The possibility of creating “real” characters entirely through computers has sparked intense debate as to whether this will spell the end for the human actor. While there will definitely be an increase in the number and quality of digital films hitting the movie screens, the concern is largely premature. Instead, digital films and effects will serve to complement the use of live action, either by creating more convincing scenes or merely increasing the range of movies available to the public. The sheer public appeal of a human actor cannot be replicated, as “actors themselves often guarantee the success of a film, and it would be a huge gamble of profits to rely on technology in every instance”. Even one of digital technology’s biggest supporters, Mike Figgis, knows that digitisation will not change filmmaking so much as to eradicate the need for actors. “Audiences are restless and ready for alternative ways of telling stories (but) I cannot imagine working with real actors or people”, he declares. Further proof that digitisation is being used to compliment live-action features is evidenced by the recent trend of making films out of animated cartoons. X-Men, Spiderman & Josie and the Pussycats have all been converted from animation to live-action blockbusters, with the former two among the most anticipated films of the past two years. These films go a long way to prove there can be no replacement for human acting as the future of filmmaking looks filled with digital conventions that will enhance the industry rather than control it.

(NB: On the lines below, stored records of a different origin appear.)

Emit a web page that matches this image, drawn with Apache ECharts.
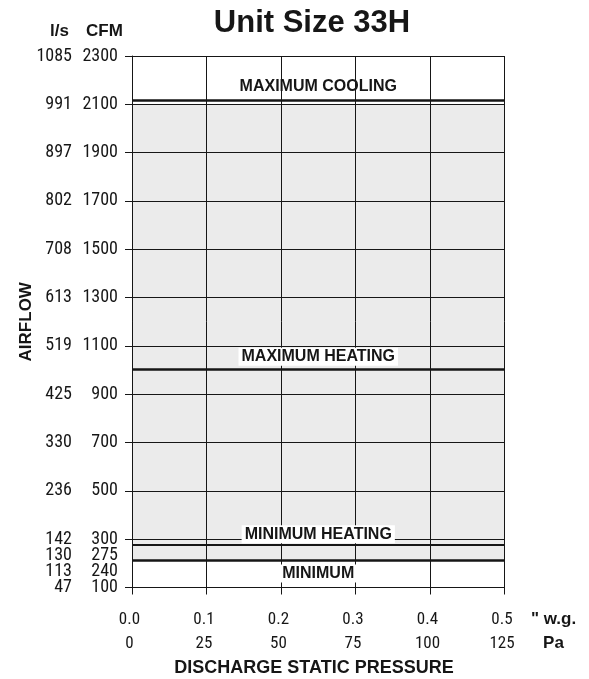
<!DOCTYPE html>
<html><head><meta charset="utf-8">
<script src="https://cdn.jsdelivr.net/npm/echarts@6/dist/echarts.min.js"></script>
<style>html,body{margin:0;padding:0;background:#fff}#chart{width:589px;height:679px}</style>
</head><body><div id="chart"></div>
<script>
// Tick labels
const cfmTicks = [100, 300, 500, 700, 900, 1100, 1300, 1500, 1700, 1900, 2100, 2300];
const lsTicks = [47, 142, 236, 330, 425, 519, 613, 708, 802, 897, 991, 1085];
const extraCfmTicks = [275, 240];
const extraLsTicks = [130, 113];
const wgTicks = ['0.0', '0.1', '0.2', '0.3', '0.4', '0.5'];
const paTicks = ['0', '25', '50', '75', '100', '125'];
// Operating limits (CFM)
const limitNames = ['MAXIMUM COOLING', 'MAXIMUM HEATING', 'MINIMUM HEATING', 'MINIMUM'];
const limitCfm = [2115, 1005, 275, 212];
const shadedRange = [212, 2100];

const INK = '#161616';
const NUM_FONT = "'Liberation Sans Narrow', 'Roboto Condensed', 'Liberation Sans', sans-serif";
const BOLD_FONT = "'Liberation Sans', Arial, sans-serif";

function pair(ls, cfm) { return '{a|' + ls + '}{b|' + cfm + '}'; }
// The bottom of the scale is crowded: the 300, 275, 240 and 100 labels are
// stacked as one block whose last line sits on the 100 tick.
function yLabel(v) {
  const i = cfmTicks.indexOf(v);
  if (i < 0 || i === 1) return '';
  if (i === 0) {
    const lines = [pair(lsTicks[1], cfmTicks[1])]
      .concat(extraCfmTicks.map((c, k) => pair(extraLsTicks[k], c)))
      .concat([pair(lsTicks[0], cfmTicks[0]), '{a| }', '{a| }', '{a| }']);
    return lines.join('\n');
  }
  return pair(lsTicks[i], cfmTicks[i]);
}
function xLabel(v) {
  const i = Math.round(v * 10);
  return '{w|' + wgTicks[i] + '}\n{p|' + paTicks[i] + '}';
}

const numStyle = { fontFamily: NUM_FONT, fontSize: 18, color: INK, lineHeight: 16 };
const labelCfg = [
  { pos: 'insideMiddleTop', bg: null, dist: 5, width: 2.5 },
  { pos: 'insideMiddleTop', bg: '#fff', dist: 3, width: 2.5 },
  { pos: 'insideMiddleTop', bg: '#fff', dist: 2, width: 2 },
  { pos: 'insideMiddleBottom', bg: '#fff', dist: 4, width: 2.5 }
];

const chart = echarts.init(document.getElementById('chart'), null, { renderer: 'canvas' });
chart.setOption({
  animation: false,
  backgroundColor: '#fff',
  title: [
    { text: 'Unit Size 33H', left: 312, top: 8, textAlign: 'center', padding: 0,
      textStyle: { fontFamily: BOLD_FONT, fontSize: 31, fontWeight: 'bold', color: INK } },
    { text: 'l/s', left: 50, top: 23, padding: 0,
      textStyle: { fontFamily: BOLD_FONT, fontSize: 17, fontWeight: 'bold', color: INK } },
    { text: 'CFM', left: 86, top: 23, padding: 0,
      textStyle: { fontFamily: BOLD_FONT, fontSize: 17, fontWeight: 'bold', color: INK } },
    { text: 'DISCHARGE STATIC PRESSURE', left: 314, top: 659, textAlign: 'center', padding: 0,
      textStyle: { fontFamily: BOLD_FONT, fontSize: 18, fontWeight: 'bold', color: INK } }
  ],
  grid: { left: 132, right: 84.5, top: 56, bottom: 91.5, containLabel: false },
  xAxis: {
    type: 'value', min: 0, max: 0.5, interval: 0.1, z: 2,
    axisLine: { show: true, lineStyle: { color: INK, width: 1 } },
    axisTick: { show: true, length: 7, lineStyle: { color: INK, width: 1 } },
    splitLine: { show: true, lineStyle: { color: INK, width: 1 } },
    axisLabel: {
      margin: 20, formatter: xLabel, padding: [0, 5, 0, 0],
      showMinLabel: true, showMaxLabel: true, hideOverlap: false,
      rich: {
        w: { fontFamily: NUM_FONT, fontSize: 17, color: INK, lineHeight: 24 },
        p: { fontFamily: NUM_FONT, fontSize: 17, color: INK, lineHeight: 24 }
      }
    },
    name: '" w.g.\nPa', nameLocation: 'end', nameGap: 49, nameMoveOverlap: false,
    nameTextStyle: { fontFamily: BOLD_FONT, fontSize: 17, fontWeight: 'bold', color: INK,
      align: 'center', verticalAlign: 'top', lineHeight: 24, padding: [20, 0, 0, 0] }
  },
  yAxis: {
    type: 'value', min: 100, max: 2300, interval: 200, z: 2,
    axisLine: { show: true, lineStyle: { color: INK, width: 1 } },
    axisTick: { show: true, length: 7, lineStyle: { color: INK, width: 1 } },
    splitLine: { show: true, lineStyle: { color: INK, width: 1 } },
    axisLabel: {
      margin: 14, formatter: yLabel, lineHeight: 16,
      showMinLabel: true, showMaxLabel: true, hideOverlap: false,
      rich: {
        a: Object.assign({ width: 40, align: 'right' }, numStyle),
        b: Object.assign({ width: 46, align: 'right' }, numStyle)
      }
    },
    name: 'AIRFLOW', nameLocation: 'middle', nameRotate: 90, nameGap: 97, nameMoveOverlap: false,
    nameTextStyle: { fontFamily: BOLD_FONT, fontSize: 17, fontWeight: 'bold', color: INK }
  },
  series: [
    {
      type: 'line', z: 1, data: [], silent: true,
      markArea: {
        silent: true,
        itemStyle: { color: '#ebebeb' },
        data: [[{ yAxis: shadedRange[0] }, { yAxis: shadedRange[1] }]]
      }
    },
    {
      type: 'line', z: 3, data: [], silent: true,
      markLine: {
        silent: true, symbol: ['none', 'none'],
        data: limitCfm.map((v, i) => ({
          name: limitNames[i], yAxis: v,
          lineStyle: { color: INK, width: labelCfg[i].width, type: 'solid' },
          label: {
            show: true, formatter: '{b}', position: labelCfg[i].pos, distance: labelCfg[i].dist,
            fontFamily: BOLD_FONT, fontSize: 16, fontWeight: 'bold', color: INK,
            backgroundColor: labelCfg[i].bg || 'transparent', padding: [1, 3, 1, 3]
          }
        }))
      }
    }
  ]
});
</script></body></html>
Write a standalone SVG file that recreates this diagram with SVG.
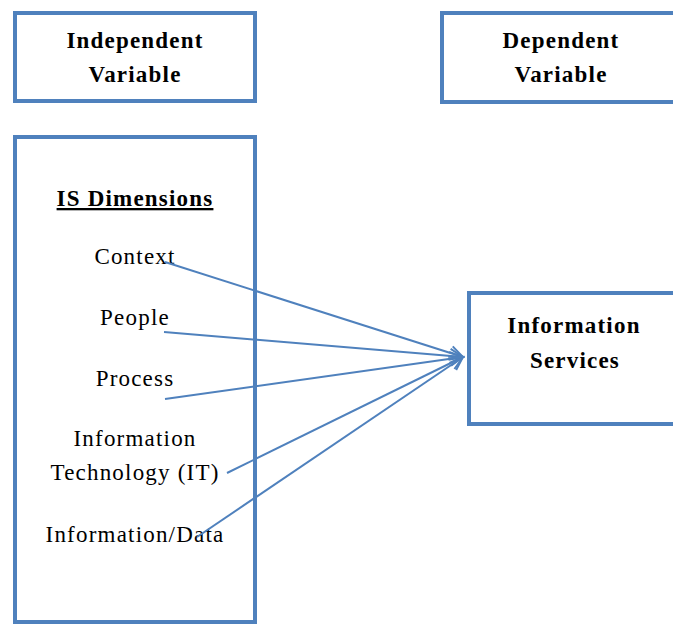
<svg xmlns="http://www.w3.org/2000/svg" width="673" height="627" viewBox="0 0 673 627">
<defs>
<style>
.box{fill:#fff;stroke:#4f81bd;stroke-width:4}
.t{font-family:"Liberation Serif","Times New Roman",serif;font-size:23px;fill:#000;text-anchor:middle;letter-spacing:1.2px}
.b{font-weight:bold}
.c{stroke:#4f81bd;stroke-width:2;fill:none}
</style>
<marker id="arr" markerUnits="userSpaceOnUse" markerWidth="18" markerHeight="18" refX="15" refY="9" orient="auto" overflow="visible">
<path d="M2,2 L15,9 L2,16" fill="none" stroke="#4f81bd" stroke-width="2"/>
</marker>
</defs>
<rect width="673" height="627" fill="#fff"/>
<g id="independent">
<rect class="box" x="15" y="13" width="240" height="88"/>
<text class="t b" x="135" y="48">Independent</text>
<text class="t b" x="135" y="82">Variable</text>
</g>
<g id="dependent">
<rect class="box" x="442" y="13" width="260" height="89"/>
<text class="t b" x="561" y="48">Dependent</text>
<text class="t b" x="561" y="82">Variable</text>
</g>
<g id="is-dimensions">
<rect class="box" x="15" y="137" width="240" height="485"/>
<text class="t b" x="135" y="206" text-decoration="underline">IS Dimensions</text>
<text class="t" x="135" y="264">Context</text>
<text class="t" x="135" y="325">People</text>
<text class="t" x="135" y="386">Process</text>
<text class="t" x="135" y="446">Information</text>
<text class="t" x="135" y="480">Technology (IT)</text>
<text class="t" x="135" y="542">Information/Data</text>
</g>
<g id="information-services">
<rect class="box" x="469" y="293" width="240" height="131"/>
<text class="t b" x="574" y="333">Information</text>
<text class="t b" x="575" y="368">Services</text>
</g>
<g id="connectors">
<line class="c" x1="165" y1="262" x2="463" y2="357" marker-end="url(#arr)"/>
<line class="c" x1="164" y1="332" x2="463" y2="357" marker-end="url(#arr)"/>
<line class="c" x1="165" y1="399" x2="463" y2="357" marker-end="url(#arr)"/>
<line class="c" x1="227" y1="473" x2="463" y2="357" marker-end="url(#arr)"/>
<line class="c" x1="197" y1="537" x2="463" y2="357" marker-end="url(#arr)"/>
</g>
</svg>
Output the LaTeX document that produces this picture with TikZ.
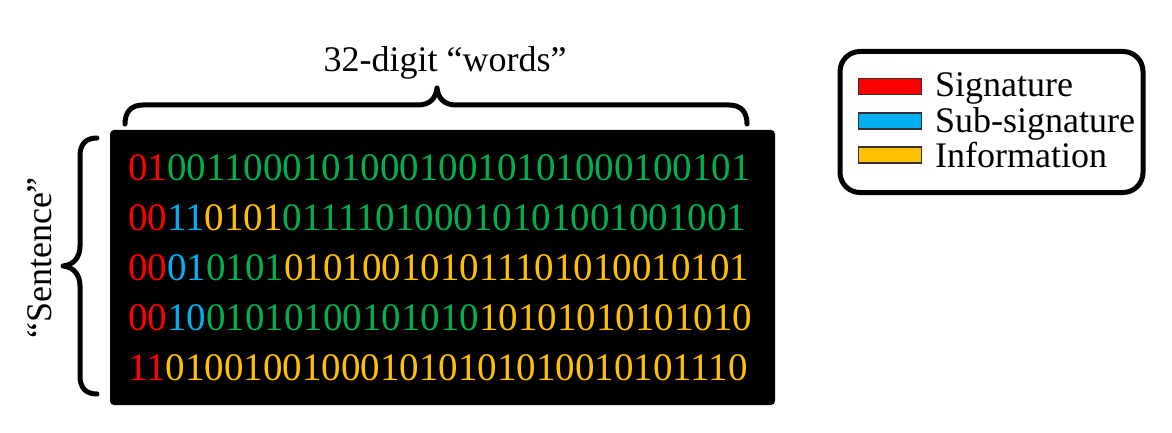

There is little doubt that digital technology in the industry is here to stay, with many filmmakers exploring the possibilities of using digital techniques and formats. The general consensus among film circles is that “digital video’s time has already arrived; Now is not the time to discuss whether to use it but how to use it”. The use of digitisation in film will be one of the most interesting things to watch as movies begin to embrace newer technologies like the Internet, turning them into a positive tool of exhibition and reaching even more movie enthusiasts worldwide. Digital technologies have brought about a newer, more efficient film stock, enabled directors to become more experimental and regain some control over their movies, and opened up doors once shut by the limitations of traditional film. And it’s not just those in the industry that will benefit from this so-called digital revolution. Through technology such as DVD and the Internet, audiences will have a greater knowledge of the filmmaking process a well as access to cheaper digital video equipment themselves. The future looks bright for the industry, especially due to the increasing involvement of digital technology. Having already affected the film industry dramatically, it will be interesting to see where digitisation will take us next. But there is no doubt it has a large role to play in shaping filmmaking in the future.